Par Agathe Perrier, le 2 juin 2023

Journaliste

Le Monticole et sa cuisine partagée ont ouvert en septembre 2022 au Plan d'Aou et c'est Louise Poncet qui en est la cheffe © Agathe Perrier

Le quartier du Plan d’Aou, au nord de Marseille, dispose de sa cuisine partagée depuis la rentrée 2022. Les associations locales et les entrepreneurs indépendants peuvent s’en servir pour confectionner des repas et assurer ainsi des prestations culinaires. Le lieu a aussi vocation à s’ancrer dans le quotidien des habitants : il est donc ouvert cinq jours par semaine pour le déjeuner, le café ou le goûter. Une appropriation qui se consolide doucement.

 

Les projets de cuisine partagée – voire solidaire – se multiplient à Marseille, car ils sont vecteurs de lien et de transmission. Avec chacun ses spécificités (bonus). Le Monticole Culinaire a ceci de particulier qu’il a ouvert au Plan d’Aou, un quartier du nord de la ville encore enclavé, malgré les coups de pioche liés aux travaux de rénovation urbaine.
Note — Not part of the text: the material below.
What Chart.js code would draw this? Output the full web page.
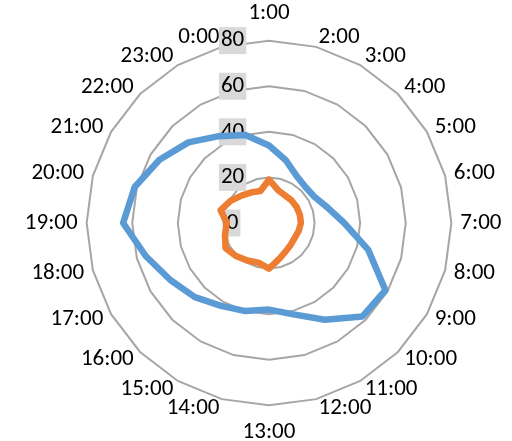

C’est donc aux habitants qu’il s’adresse avec son espace de restauration ouvert dès le midi. « Mais pas seulement ! On y mène des ateliers autour de la cuisine. Et on met le local à disposition des entrepreneurs ou des associations qui n’en ont pas », explique Camille Garcin, responsable du développement des projets pour Les grandes Tables et I.C.I. Culture, à l’initiative du projet. Une pluridisciplinarité pour asseoir la pérennité des lieux et ne pas faire concurrence aux offres du quartier.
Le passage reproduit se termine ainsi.